The importance of safety interlocking

Published:  10 September, 2015

Alex Baggott, business development associate at Fortress Interlocks, looks at the Importance of safety interlocking in the Waste and Recycling Industry.

A metal recycling firm was recently fined £35,000 by the HSE after a worker’s hands were severed while cutting metal strips on an industrial baler.

Industrial balers are used to compress recyclable material into stackable, manageable pieces before they are sent for reprocessing. This type of machinery should be extensively guarded and interlocked to ensure operators can only come into contact with the machine when the power has been isolated.
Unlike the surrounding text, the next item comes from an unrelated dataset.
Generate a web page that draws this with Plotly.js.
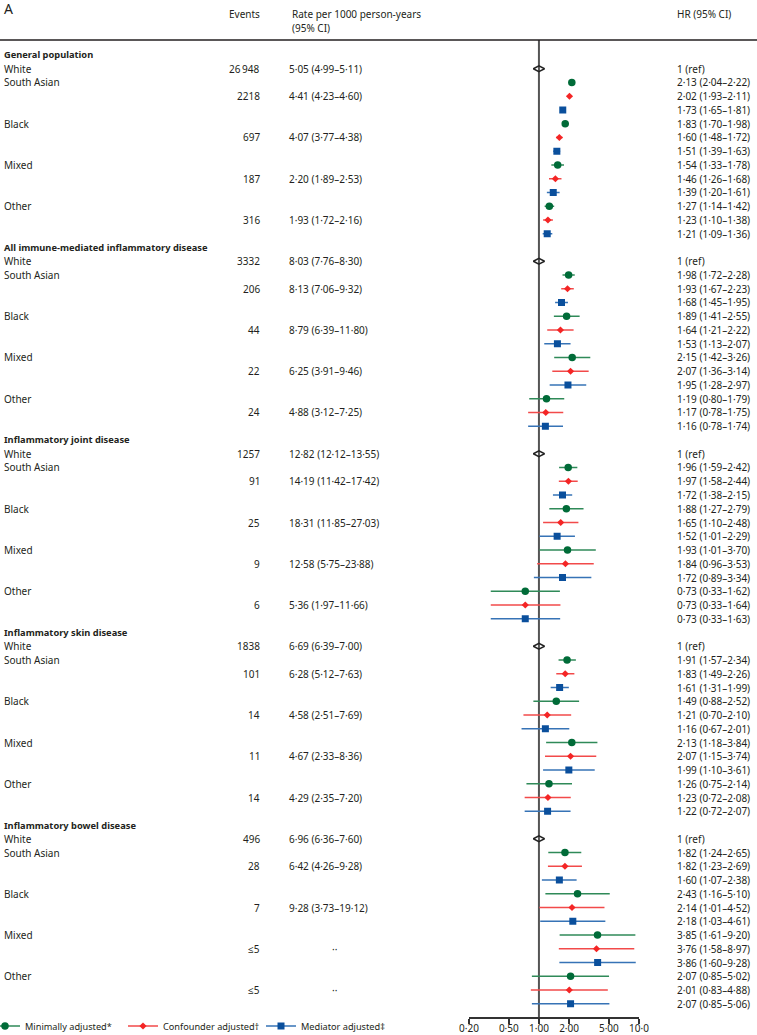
<!DOCTYPE html>
<html><head><meta charset="utf-8">
<script src="https://cdn.plot.ly/plotly-3.0.1.min.js"></script>
<style>html,body{margin:0;padding:0;background:#fff}#chart{width:757px;height:1035px}</style>
</head><body><div id="chart"></div>
<script>
// ---------------- data ----------------
const groups = ["General population", "All immune-mediated inflammatory disease", "Inflammatory joint disease", "Inflammatory skin disease", "Inflammatory bowel disease"];
const refLabel = "White";
const ethnicities = ["South Asian", "Black", "Mixed", "Other"];
const whiteEvents = ["26\u2009948", "3332", "1257", "1838", "496"];
const whiteRates = ["5·05 (4·99–5·11)", "8·03 (7·76–8·30)", "12·82 (12·12–13·55)", "6·69 (6·39–7·00)", "6·96 (6·36–7·60)"];
const events = [
  ["2218", "697", "187", "316"],
  ["206", "44", "22", "24"],
  ["91", "25", "9", "6"],
  ["101", "14", "11", "14"],
  ["28", "7", "≤5", "≤5"]
];
const rates = [
  ["4·41 (4·23–4·60)", "4·07 (3·77–4·38)", "2·20 (1·89–2·53)", "1·93 (1·72–2·16)"],
  ["8·13 (7·06–9·32)", "8·79 (6·39–11·80)", "6·25 (3·91–9·46)", "4·88 (3·12–7·25)"],
  ["14·19 (11·42–17·42)", "18·31 (11·85–27·03)", "12·58 (5·75–23·88)", "5·36 (1·97–11·66)"],
  ["6·28 (5·12–7·63)", "4·58 (2·51–7·69)", "4·67 (2·33–8·36)", "4·29 (2·35–7·20)"],
  ["6·42 (4·26–9·28)", "9·28 (3·73–19·12)", "··", "··"]
];
// Hazard ratios [group][ethnicity]
const minEst = [[2.13,1.83,1.54,1.27],[1.98,1.89,2.15,1.19],[1.96,1.88,1.93,0.73],[1.91,1.49,2.13,1.26],[1.82,2.43,3.85,2.07]];
const minLo  = [[2.04,1.70,1.33,1.14],[1.72,1.41,1.42,0.80],[1.59,1.27,1.01,0.33],[1.57,0.88,1.18,0.75],[1.24,1.16,1.61,0.85]];
const minHi  = [[2.22,1.98,1.78,1.42],[2.28,2.55,3.26,1.79],[2.42,2.79,3.70,1.62],[2.34,2.52,3.84,2.14],[2.65,5.10,9.20,5.02]];
const confEst = [[2.02,1.60,1.46,1.23],[1.93,1.64,2.07,1.17],[1.97,1.65,1.84,0.73],[1.83,1.21,2.07,1.23],[1.82,2.14,3.76,2.01]];
const confLo  = [[1.93,1.48,1.26,1.10],[1.67,1.21,1.36,0.78],[1.58,1.10,0.96,0.33],[1.49,0.70,1.15,0.72],[1.23,1.01,1.58,0.83]];
const confHi  = [[2.11,1.72,1.68,1.38],[2.23,2.22,3.14,1.75],[2.44,2.48,3.53,1.64],[2.26,2.10,3.74,2.08],[2.69,4.52,8.97,4.88]];
const medEst = [[1.73,1.51,1.39,1.21],[1.68,1.53,1.95,1.16],[1.72,1.52,1.72,0.73],[1.61,1.16,1.99,1.22],[1.60,2.18,3.86,2.07]];
const medLo  = [[1.65,1.39,1.20,1.09],[1.45,1.13,1.28,0.78],[1.38,1.01,0.89,0.33],[1.31,0.67,1.10,0.72],[1.07,1.03,1.60,0.85]];
const medHi  = [[1.81,1.63,1.61,1.36],[1.95,2.07,2.97,1.74],[2.15,2.29,3.34,1.63],[1.99,2.01,3.61,2.07],[2.38,4.61,9.28,5.06]];
const modelNames = ["Minimally adjusted*", "Confounder adjusted†", "Mediator adjusted‡"];
const tickVals = [0.2, 0.5, 1, 2, 5, 10];
const tickText = ["0·20", "0·50", "1·00", "2·00", "5·00", "10·0"];

// ---------------- layout helpers ----------------
const W = 757, H = 1035;
const ROW0 = 55, PITCH = 13.75;            // pixel of row 0, row spacing
const TOP = 40, BOTTOM = 1017;             // plot area pixel extent
const X0 = 469, X1 = 639;                  // x axis pixel extent
const rowsPerGroup = 14;
const px = p => p / W;
const py = p => 1 - p / H;
const headerRow = g => g * rowsPerGroup;
const whiteRow = g => g * rowsPerGroup + 1;
const rowOf = (g, e, s) => g * rowsPerGroup + 2 + 3 * e + s;
const fmt = v => v.toFixed(2).replace('.', '·');

const FONT = "Noto Sans, Open Sans, sans-serif";
const TXT = "#231f20";
const FS = 10;

const styles = [
  {marker: "#006b38", line: "#2f8a58", symbol: "circle", size: 7.5},
  {marker: "#f42525", line: "#f24a4a", symbol: "diamond", size: 5.5},
  {marker: "#0a4f9c", line: "#3673b6", symbol: "square", size: 7}
];
const models = [[minEst, minLo, minHi], [confEst, confLo, confHi], [medEst, medLo, medHi]];

const traces = [];
// reference markers (White)
traces.push({
  x: groups.map(() => 1), y: groups.map((_, g) => whiteRow(g)),
  type: "scatter", mode: "markers", showlegend: false, hoverinfo: "skip",
  marker: {symbol: "diamond-wide-open", size: 8, color: "#222", line: {width: 1.5, color: "#222"}},
  cliponaxis: false
});
models.forEach((m, s) => {
  const [est, lo, hi] = m;
  const xs = [], ys = [], up = [], dn = [];
  groups.forEach((_, g) => ethnicities.forEach((_, e) => {
    xs.push(est[g][e]); ys.push(rowOf(g, e, s));
    up.push(hi[g][e] - est[g][e]); dn.push(est[g][e] - lo[g][e]);
  }));
  traces.push({
    x: xs, y: ys, type: "scatter", mode: "markers", showlegend: false, cliponaxis: false,
    marker: {symbol: styles[s].symbol, size: styles[s].size, color: styles[s].marker},
    error_x: {type: "data", symmetric: false, array: up, arrayminus: dn, color: styles[s].line, thickness: 1.5, width: 0}
  });
});
// legend entries
modelNames.forEach((n, s) => {
  traces.push({
    x: [null], y: [null], type: "scatter", mode: "lines+markers", name: n,
    line: {color: styles[s].line, width: 1.5},
    marker: {symbol: styles[s].symbol, size: styles[s].size, color: styles[s].marker}
  });
});

// ---------------- annotations ----------------
const ann = [];
const T = (text, x, y, anchor, opts = {}) => ann.push(Object.assign({
  text, x: px(x), xref: "paper", y, yref: "y", xanchor: anchor, yanchor: "middle",
  showarrow: false, font: {family: FONT, size: FS, color: TXT}, borderpad: 0
}, opts));
const TP = (text, x, yPix, anchor, opts = {}) => T(text, x, py(yPix), anchor, Object.assign({yref: "paper"}, opts));

TP("A", 3, 9, "left", {font: {family: FONT, size: 14, color: TXT}});
TP("Events", 261, 14, "right");
TP("Rate per 1000 person-years", 291, 14, "left");
TP("(95% CI)", 291, 28, "left");
TP("HR (95% CI)", 676, 14, "left");

groups.forEach((gName, g) => {
  T("<b>" + gName + "</b>", 3, headerRow(g), "left", {font: {family: FONT, size: 9.3, color: TXT}});
  T(refLabel, 3, whiteRow(g), "left");
  T(whiteEvents[g], 261, whiteRow(g), "right");
  T(whiteRates[g], 288, whiteRow(g), "left");
  T("1 (ref)", 676, whiteRow(g), "left");
  ethnicities.forEach((eName, e) => {
    T(eName, 3, rowOf(g, e, 0), "left");
    T(events[g][e], 261, rowOf(g, e, 1), "right");
    const r = rates[g][e];
    T(r, r === "··" ? 331 : 288, rowOf(g, e, 1), "left");
    models.forEach((m, s) => {
      const [est, lo, hi] = m;
      T(`${fmt(est[g][e])} (${fmt(lo[g][e])}–${fmt(hi[g][e])})`, 676, rowOf(g, e, s), "left");
    });
  });
});

const rowTop = (TOP - ROW0) / PITCH, rowBottom = (BOTTOM - ROW0) / PITCH;

const layout = {
  width: W, height: H,
  margin: {l: 0, r: 0, t: 0, b: 0, pad: 0, autoexpand: false},
  paper_bgcolor: "#fff", plot_bgcolor: "rgba(0,0,0,0)",
  font: {family: FONT, size: FS, color: TXT},
  xaxis: {
    type: "log", range: [Math.log10(0.2), 1], autorange: false,
    domain: [px(X0), px(X1)], anchor: "y",
    tickvals: tickVals, ticktext: tickText,
    ticks: "outside", ticklen: 5, tickwidth: 1.5, tickcolor: "#333",
    ticklabelstandoff: -4,
    showline: true, linecolor: "#333", linewidth: 1.5,
    showgrid: false, zeroline: false,
    tickfont: {family: FONT, size: FS, color: TXT}
  },
  yaxis: {
    range: [rowBottom, rowTop], autorange: false,
    domain: [py(BOTTOM), py(TOP)],
    showticklabels: false, showgrid: false, zeroline: false, showline: false, ticks: ""
  },
  shapes: [
    {type: "line", xref: "paper", yref: "paper", x0: 0, x1: 1, y0: py(TOP), y1: py(TOP), line: {color: "#231f20", width: 1.5}},
    {type: "line", xref: "x", yref: "paper", x0: 1, x1: 1, y0: py(BOTTOM), y1: py(TOP), line: {color: "#555", width: 2}, layer: "below"}
  ],
  annotations: ann,
  showlegend: true,
  legend: {
    orientation: "h", x: 0, xanchor: "left", y: py(1026), yanchor: "middle",
    font: {family: FONT, size: 9.2, color: TXT}, bgcolor: "rgba(0,0,0,0)",
    itemwidth: 30, entrywidth: 108, entrywidthmode: "pixels", tracegroupgap: 0,
    indentation: -15
  },
  hovermode: false
};

Plotly.newPlot("chart", traces, layout, {displayModeBar: false, staticPlot: true});
</script>
</body></html>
Following an HSE investigation the company in question was served an enforcement notice to cease the inherently unsafe process. The HSE found that the firm was unable to produce evidence that it had carried out a proper assessment of the risks involved in the use of a baler for cutting metal strips.

Although the employee had been taught how to operate the machine by ‘practical demonstration and supervision’, he had not seen or read the operating manual. The immediate cause of the accident was blamed on an inherently unsafe system of work, which was contrary to the manufacturer’s operating instructions and the safety instructions on the machine.

Waste and recycling – an inherently dangerous industry

Human error is always a possibility when operating dangerous machinery and it is the employer’s responsibility to guarantee the safety of its workers by installing adequate safety systems are in place.

Waste and recycling is a particularly high-risk industry. While it accounts for only about 0.5% of the employees in Britain, it accounts for 2.6% of reported injuries to employees, according to the HSE.

Ensuring compliance

In reality there is no reason for many of these injuries to keep occurring – the technology to safeguard workers on all machinery in waste recycling plant already exists. It is also mandatory for Machine manufacturers to comply with the Machinery Directive and other essential health and safety requirements.

One way of demonstrating compliance is by applying the harmonised standards of the. Directive.

In this case, a risk assessment by the metal recycling firm, complying with the requirements of the Provision and Use of Work Equipment Regulations 1998 (PUWER), should have identified safety procedures as being inadequate, with further safety equipment added complying with EN ISO 13849 and EN ISO 14119 standards.

Safety interlocking

One of the most effective ways to ensure worker safety in the waste and recycling sector is machine guarding. However, machine guarding alone isn’t enough to ensure safe working practices, as there is nothing to prevent workers from using designated access points to gain entry into live machinery. It is usually necessary to include safety interlocking into the process

Safety interlocks prevent access to powered machinery and stop inadvertent start-ups while personnel are inside a dangerous area. They do this by forcing operators to isolate the power before anyone gains access. Maximum protection is afforded by incorporating keys into an interlocking system – this forces workers to retain a personal safety key with them while working inside the machine, so power can only be restarted once all the keys have been returned to their original positions. In this way, operators control their own safety.

There is a common misconception that safety interlocking is an unnecessary expense, so some companies implement cheaper alternatives, such as a Lock Out/Tag Out (LO/TO) procedures.

While LO/TO, when properly implemented, provides a minimum level of protection, one of its weakness lies in the inevitable failure of workers to always follow instructions. LO/TO’s greatest weakness is therefore interlocking's greatest asset: a well-designed safety interlocking system forces operators to follow a pre-determined, undefeatable sequence which they cannot deviate from. This compensates for any possible worker error while successfully safeguarding against potential hazards.

While clearly requiring more investment than LO-TO, safety interlocking offers peace of mind to employers that their workers are safe. Any additional time and cost in the design process is likely to be significantly smaller than the potential financial burden associated with the risk of future litigation.

Added to that, electromechanical safety switches can be a very cost-effective solution that can be wired directly to guard doors, allowing isolation to occur at the point of entry. In addition, these safety gate switches are installed so that they can be easily monitored and not easily defeated.

Until we eliminate the ideology that safety is an unnecessary expense in the waste and recycling industry, easily avoidable industrial accidents will continue to happen.